Los Estados crearon sus poderes judiciales para reemplazar la violencia cuerpo a cuerpo, la venganza privada y el imperio de la ley del más fuerte. El árbitro ya no será entonces el más grandote sino un tercero que analiza las pruebas, reflexiona y decide. Y así pasaron los siglos, reemplazando las togas por finos trajes y mejorando los textos de las leyes para aproximarlos – en la teoría -, a las necesidades de sociedades que cada vez con más intensidad reclamaron el reconocimiento de sus derechos.
En ese sentido, Argentina es uno de los países del mundo con mejor legislación protectora. Las Convenciones Internacionales sobre Derechos Humanos, incluidas en la Constitución Nacional (art. 75 inc 22), son el más claro ejemplo de ello. Madres de Plaza de Mayo, Abuelas e Hijos, que llevan largas décadas junto a otros organismos defensores de los DDHH, exigiendo al Estado el cumplimiento de esas normas superiores, son admiradas en el mundo entero. Sin embargo, los estrados siguen allí. Son escenarios elevados que estimulan a muchos magistrados, a mirar desde arriba al resto de la comunidad.
Con primaveras de justicia como la comenzada en 2003, por una decisión política sin especulaciones, fuimos avanzando a los tumbos. El poder judicial argentino atraviesa probablemente el momento de más baja imagen en la historia del país. Hoy, el 82 % de la población descree de sus jueces.
En ese contexto, cada fallo justo genera una reacción de quienes se aferran a sus privilegios que se ven amenazados por esos magistrados. Y esos reaccionarios de manual, representan precisamente el Poder Real. Son las diferentes corporaciones que integran nuestra vasta sociedad.

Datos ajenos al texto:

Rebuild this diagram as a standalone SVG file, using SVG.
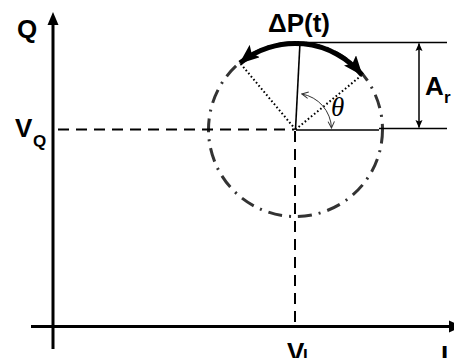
<svg xmlns="http://www.w3.org/2000/svg" width="454" height="358" viewBox="0 0 454 358">
<defs>
<style>
.lbl{font-family:"Liberation Sans",Arial,sans-serif;font-weight:bold;fill:#000}
.big{font-size:26px}
.sub{font-size:17px}
.axis{stroke:#000;stroke-width:3;fill:none}
.dash{stroke:#000;stroke-width:2;stroke-dasharray:11 7;fill:none}
.dot{stroke:#000;stroke-width:2;stroke-dasharray:1.6 2.4;fill:none}
.thin{stroke:#000;stroke-width:1.6;fill:none}
</style>
<marker id="bigArrow" viewBox="0 0 20 16" refX="19" refY="8" markerWidth="20" markerHeight="16" markerUnits="userSpaceOnUse" orient="auto-start-reverse">
<path d="M0,0 L20,8 L0,16 L4,8 Z" fill="#000"/>
</marker>
<marker id="smallArrow" viewBox="0 0 8 8" refX="7.5" refY="4" markerWidth="8" markerHeight="8" markerUnits="userSpaceOnUse" orient="auto-start-reverse">
<path d="M0,0.5 L8,4 L0,7.5 L1.5,4 Z" fill="#000"/>
</marker>
<marker id="openArrow" viewBox="0 0 8 8" refX="7" refY="4" markerWidth="8" markerHeight="8" markerUnits="userSpaceOnUse" orient="auto-start-reverse">
<path d="M0.5,0.8 L7,4 L0.5,7.2" fill="none" stroke="#333" stroke-width="1"/>
</marker>
</defs>

<g id="axes">
<line class="axis" x1="53" y1="22" x2="53" y2="349"/>
<polygon points="53,12 47.5,25 58.5,25" fill="#000"/>
<line class="axis" x1="31" y1="326.5" x2="452" y2="326.5"/>
<polygon points="449,320.5 462,326.5 449,332.5" fill="#000"/>
</g>

<g id="circle">
<circle cx="295.5" cy="129.5" r="87" fill="none" stroke="#333" stroke-width="3" stroke-dasharray="14 7 2 7"/>
</g>

<g id="connectors">
<line class="dash" x1="58" y1="129.5" x2="294" y2="129.5"/>
<line class="dash" x1="295" y1="131" x2="295" y2="325"/>
<line class="thin" x1="296" y1="130" x2="379" y2="130"/>
<line class="thin" x1="379" y1="128.5" x2="447" y2="128.5"/>
<line class="thin" x1="290" y1="42.5" x2="447" y2="42.5"/>
<line class="thin" x1="295.5" y1="129.5" x2="300" y2="42.5"/>
<line class="dot" x1="295.5" y1="129.5" x2="240" y2="63"/>
<line class="dot" x1="295.5" y1="129.5" x2="362" y2="75"/>
<line stroke="#000" stroke-width="1.5" x1="419" y1="43.5" x2="419" y2="127.5" marker-start="url(#smallArrow)" marker-end="url(#smallArrow)"/>
<path d="M240,63 A87,87 0 0 1 362,75" fill="none" stroke="#000" stroke-width="5" marker-start="url(#bigArrow)" marker-end="url(#bigArrow)"/>
<path d="M301.8,94 A36,36 0 0 1 331.5,128" fill="none" stroke="#333" stroke-width="1" marker-start="url(#openArrow)" marker-end="url(#openArrow)"/>
</g>

<g id="labels">
<text class="lbl big" x="17" y="38">Q</text>
<text class="lbl big" x="15" y="137">V</text>
<text class="lbl sub" x="33" y="147">Q</text>
<text class="lbl big" x="268" y="32">ΔP(t)</text>
<text class="lbl big" x="425" y="95">A</text>
<text class="lbl sub" x="444" y="103">r</text>
<text class="lbl big" x="287" y="361">V</text>
<text class="lbl sub" x="303" y="361">I</text>
<text class="lbl big" x="441" y="364">I</text>
<text x="331" y="116" font-family="'Liberation Serif','Times New Roman',serif" font-style="italic" font-size="27" fill="#000">θ</text>
</g>
</svg>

Las financieras, son las que solventan a sus socias infiltradas en el Poder Judicial y en la política, y finalmente, a los valiosos medios hegemónicos de comunicación.
Si bien ese poder real hoy no cuenta con un ejecutivo corrupto (como lo fue el capo de mafia Mauricio Macri), ni una agencia de Inteligencia espía, el Lawfare o guerra judicial, permanece intacto. Los jueces y fiscales siniestros que lo sostienen continúan en el avance de dos frentes de lucha. Uno, el de la persecución sostenida a referentes políticos progresistas, con especial y obsesiva dedicación a Cristina Fernández de Kirchner. El otro, dedicado a consolidar la impunidad de Mauricio Macri y sus cómplices.
El objetivo general, el de siempre. Garantizar la impunidad que permita el saqueo y la transferencia de recursos para su posterior fuga a paraísos fiscales. Ese proceso perverso, cuando se ve obstaculizado por gobiernos nacionales y populares, se reinventa, diseñando nuevos mecanismos de ataque como lo es el Lawfare con el cual se reemplazaron los métodos de la represión física tradicional. Y cuando ese nuevo escenario no encuentra respuesta suficiente que lo desactive, se potencia.
Como a partir de la comunicación hegemónica han logrado que la verdad ya no tenga importancia, encuentran expedito el camino hacia la difamación, la persecución acelerada y simultáneamente la impunidad de sus socios. Los jueces y fiscales decentes se encuentran inmovilizados ante semejante poder de fuego. Los políticos del oficialismo se muestran embarullados en las cuentas sobre los porotos legislativos. Los desposeídos del capital, con ampollas por caminar sus reclamos. Finalmente la militancia partidaria reafirmando cada día su fidelidad a un proyecto nacional y popular que, sin una justicia democrática, aparece por momentos lejano.
Cristina se ha expresado una vez más. Con esa mezcla de personal dolor y asombrosa sabiduría, ha movido el tablero. El diagnóstico ya está. Ahora le toca actuar al presidente de la nación. Alberto Fernández cuenta con los instrumentos legales necesarios, con los colaboradores cercanos leales y sobre todo con un pueblo siempre dispuesto a salir a defender los principios de libertad, justicia y soberanía.